Would you retype, exactly and without the pictures, the lines between the line holding "Generate a Python" and the line holding "8500, 9000, 10000]", inclusive, and nothing else?

▶ _Data_:
☆ ☆ ☆ ☆ ☆ ☆ ☆

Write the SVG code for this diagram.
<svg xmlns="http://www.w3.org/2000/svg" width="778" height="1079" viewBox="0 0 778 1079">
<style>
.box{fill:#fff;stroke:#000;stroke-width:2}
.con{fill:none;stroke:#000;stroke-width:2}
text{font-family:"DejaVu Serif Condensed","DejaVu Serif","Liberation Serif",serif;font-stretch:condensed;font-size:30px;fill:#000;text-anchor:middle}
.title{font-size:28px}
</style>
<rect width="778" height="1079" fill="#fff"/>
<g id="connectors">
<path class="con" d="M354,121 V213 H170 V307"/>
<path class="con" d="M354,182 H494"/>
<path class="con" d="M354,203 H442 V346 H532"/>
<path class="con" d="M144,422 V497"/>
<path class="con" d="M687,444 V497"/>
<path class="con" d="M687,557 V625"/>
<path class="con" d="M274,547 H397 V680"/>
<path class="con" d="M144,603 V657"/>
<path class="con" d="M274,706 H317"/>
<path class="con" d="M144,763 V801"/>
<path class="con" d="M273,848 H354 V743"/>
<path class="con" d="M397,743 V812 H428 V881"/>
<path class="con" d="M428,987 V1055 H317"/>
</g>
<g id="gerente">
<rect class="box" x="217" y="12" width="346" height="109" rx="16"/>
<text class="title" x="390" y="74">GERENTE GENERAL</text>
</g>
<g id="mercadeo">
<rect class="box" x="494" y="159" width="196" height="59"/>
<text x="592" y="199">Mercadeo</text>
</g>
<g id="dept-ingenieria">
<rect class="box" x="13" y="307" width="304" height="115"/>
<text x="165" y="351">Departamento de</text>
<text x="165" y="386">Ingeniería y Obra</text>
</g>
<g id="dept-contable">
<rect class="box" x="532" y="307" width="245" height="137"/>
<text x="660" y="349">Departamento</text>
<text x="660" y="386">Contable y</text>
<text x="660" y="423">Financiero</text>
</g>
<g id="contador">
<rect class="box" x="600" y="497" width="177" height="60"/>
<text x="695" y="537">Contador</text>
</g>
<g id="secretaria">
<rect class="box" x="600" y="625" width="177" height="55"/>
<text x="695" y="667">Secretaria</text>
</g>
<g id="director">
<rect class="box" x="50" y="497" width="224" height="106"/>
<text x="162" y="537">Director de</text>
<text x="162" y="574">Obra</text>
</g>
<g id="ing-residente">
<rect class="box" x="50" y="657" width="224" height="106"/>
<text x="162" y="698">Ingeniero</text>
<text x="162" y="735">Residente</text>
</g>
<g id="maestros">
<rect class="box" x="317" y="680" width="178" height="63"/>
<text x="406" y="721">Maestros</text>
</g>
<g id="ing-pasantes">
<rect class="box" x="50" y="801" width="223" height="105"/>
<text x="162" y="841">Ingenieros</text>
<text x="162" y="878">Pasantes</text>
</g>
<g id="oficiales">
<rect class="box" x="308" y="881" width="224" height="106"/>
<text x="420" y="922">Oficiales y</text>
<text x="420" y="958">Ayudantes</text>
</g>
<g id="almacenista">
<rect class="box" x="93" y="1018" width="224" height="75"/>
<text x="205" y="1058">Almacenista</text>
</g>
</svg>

☆ ☆ ☆ ☆ ☆ ☆ ☆

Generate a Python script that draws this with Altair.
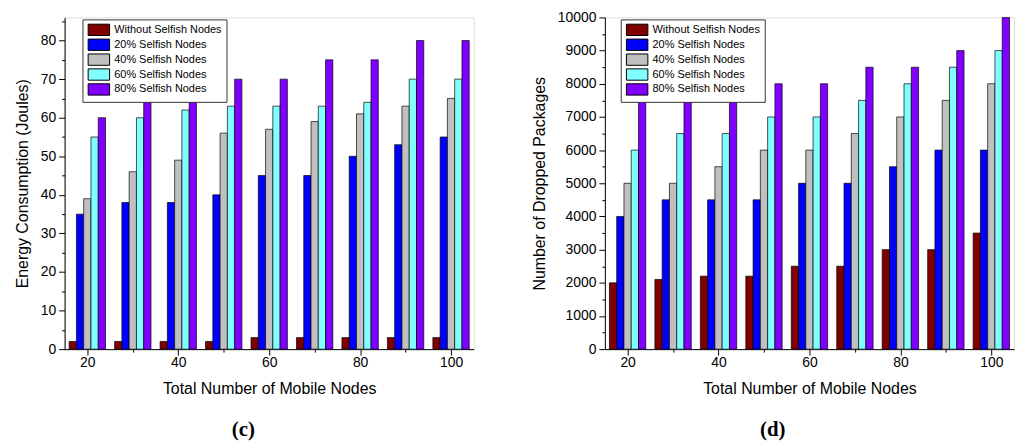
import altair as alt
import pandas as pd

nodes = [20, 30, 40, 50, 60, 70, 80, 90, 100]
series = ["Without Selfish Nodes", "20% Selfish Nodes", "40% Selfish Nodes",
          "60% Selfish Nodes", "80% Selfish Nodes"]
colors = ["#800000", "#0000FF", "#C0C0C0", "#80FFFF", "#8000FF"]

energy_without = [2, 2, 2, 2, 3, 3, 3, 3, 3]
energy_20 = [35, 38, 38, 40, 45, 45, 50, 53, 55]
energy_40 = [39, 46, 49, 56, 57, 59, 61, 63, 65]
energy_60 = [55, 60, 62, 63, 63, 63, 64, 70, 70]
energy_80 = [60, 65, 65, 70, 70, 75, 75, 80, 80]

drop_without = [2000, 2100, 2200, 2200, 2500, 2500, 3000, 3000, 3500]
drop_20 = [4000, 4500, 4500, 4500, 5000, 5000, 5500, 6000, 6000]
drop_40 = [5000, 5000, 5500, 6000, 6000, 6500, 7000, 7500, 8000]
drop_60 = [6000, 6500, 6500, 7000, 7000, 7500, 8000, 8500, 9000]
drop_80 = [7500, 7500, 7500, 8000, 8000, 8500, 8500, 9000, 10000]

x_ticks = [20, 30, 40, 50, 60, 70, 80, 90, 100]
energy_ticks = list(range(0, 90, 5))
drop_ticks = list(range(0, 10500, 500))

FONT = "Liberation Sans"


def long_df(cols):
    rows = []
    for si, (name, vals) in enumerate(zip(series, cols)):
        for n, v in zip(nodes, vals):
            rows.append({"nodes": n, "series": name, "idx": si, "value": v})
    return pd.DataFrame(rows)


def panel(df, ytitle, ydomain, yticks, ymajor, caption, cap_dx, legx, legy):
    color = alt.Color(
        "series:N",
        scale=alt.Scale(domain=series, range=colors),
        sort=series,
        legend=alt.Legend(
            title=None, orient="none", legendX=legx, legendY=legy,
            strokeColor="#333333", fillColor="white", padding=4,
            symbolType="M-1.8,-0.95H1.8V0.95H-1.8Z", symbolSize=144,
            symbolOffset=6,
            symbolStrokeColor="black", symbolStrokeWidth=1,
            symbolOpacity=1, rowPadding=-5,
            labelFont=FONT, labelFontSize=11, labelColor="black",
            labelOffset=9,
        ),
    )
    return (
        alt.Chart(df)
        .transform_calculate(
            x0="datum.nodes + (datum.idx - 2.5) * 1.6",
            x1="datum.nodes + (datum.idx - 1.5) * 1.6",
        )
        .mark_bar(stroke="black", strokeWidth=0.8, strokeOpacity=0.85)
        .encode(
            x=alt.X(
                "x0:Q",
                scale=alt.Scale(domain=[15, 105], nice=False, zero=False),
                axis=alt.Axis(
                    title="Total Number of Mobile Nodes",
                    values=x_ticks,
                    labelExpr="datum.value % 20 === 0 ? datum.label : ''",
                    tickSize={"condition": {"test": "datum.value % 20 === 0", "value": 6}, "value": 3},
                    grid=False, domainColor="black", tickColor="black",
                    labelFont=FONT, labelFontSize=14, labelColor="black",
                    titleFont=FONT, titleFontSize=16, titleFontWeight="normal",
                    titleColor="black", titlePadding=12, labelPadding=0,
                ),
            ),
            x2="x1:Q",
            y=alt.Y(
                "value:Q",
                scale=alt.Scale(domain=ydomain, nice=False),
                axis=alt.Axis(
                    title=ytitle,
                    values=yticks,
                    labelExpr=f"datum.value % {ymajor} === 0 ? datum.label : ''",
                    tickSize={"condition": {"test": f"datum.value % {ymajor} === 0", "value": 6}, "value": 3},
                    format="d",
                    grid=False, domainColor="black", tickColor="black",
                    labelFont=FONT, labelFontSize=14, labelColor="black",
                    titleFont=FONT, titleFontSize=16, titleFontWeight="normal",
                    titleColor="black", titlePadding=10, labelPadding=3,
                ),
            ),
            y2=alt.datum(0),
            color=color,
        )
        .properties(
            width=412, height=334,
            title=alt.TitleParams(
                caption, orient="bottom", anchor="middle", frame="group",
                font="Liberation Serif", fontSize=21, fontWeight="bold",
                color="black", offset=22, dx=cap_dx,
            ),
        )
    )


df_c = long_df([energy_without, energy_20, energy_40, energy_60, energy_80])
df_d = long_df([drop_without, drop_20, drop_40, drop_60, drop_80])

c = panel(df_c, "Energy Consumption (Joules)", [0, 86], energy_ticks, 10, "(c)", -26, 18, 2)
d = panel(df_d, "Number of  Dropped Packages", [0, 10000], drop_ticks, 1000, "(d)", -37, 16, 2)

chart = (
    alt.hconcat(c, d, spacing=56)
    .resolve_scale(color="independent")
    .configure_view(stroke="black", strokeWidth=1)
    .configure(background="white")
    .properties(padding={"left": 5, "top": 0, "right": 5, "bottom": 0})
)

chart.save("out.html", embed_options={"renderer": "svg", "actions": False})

☆ ☆ ☆ ☆ ☆ ☆ ☆

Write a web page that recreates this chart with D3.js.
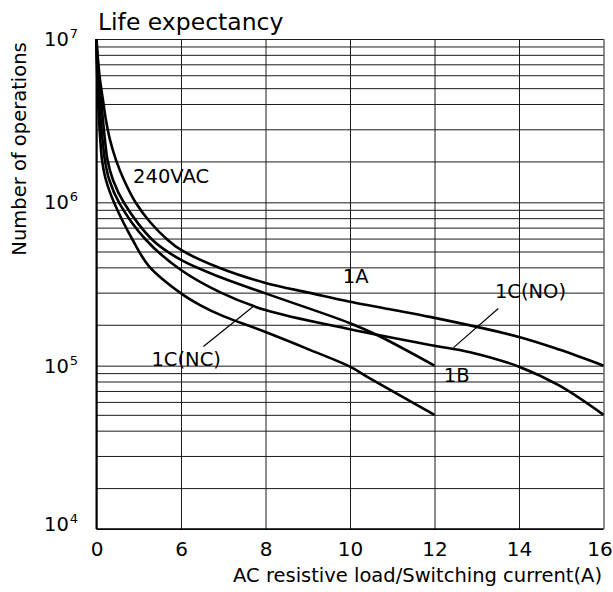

☆ ☆ ☆ ☆ ☆ ☆ ☆

▶ _Written solution_:
Generate a Python script that draws this with Altair.
import altair as alt
import pandas as pd

nodes = [20, 30, 40, 50, 60, 70, 80, 90, 100]
series = ["Without Selfish Nodes", "20% Selfish Nodes", "40% Selfish Nodes",
          "60% Selfish Nodes", "80% Selfish Nodes"]
colors = ["#800000", "#0000FF", "#C0C0C0", "#80FFFF", "#8000FF"]

energy_without = [2, 2, 2, 2, 3, 3, 3, 3, 3]
energy_20 = [35, 38, 38, 40, 45, 45, 50, 53, 55]
energy_40 = [39, 46, 49, 56, 57, 59, 61, 63, 65]
energy_60 = [55, 60, 62, 63, 63, 63, 64, 70, 70]
energy_80 = [60, 65, 65, 70, 70, 75, 75, 80, 80]

drop_without = [2000, 2100, 2200, 2200, 2500, 2500, 3000, 3000, 3500]
drop_20 = [4000, 4500, 4500, 4500, 5000, 5000, 5500, 6000, 6000]
drop_40 = [5000, 5000, 5500, 6000, 6000, 6500, 7000, 7500, 8000]
drop_60 = [6000, 6500, 6500, 7000, 7000, 7500, 8000, 8500, 9000]
drop_80 = [7500, 7500, 7500, 8000, 8000, 8500, 8500, 9000, 10000]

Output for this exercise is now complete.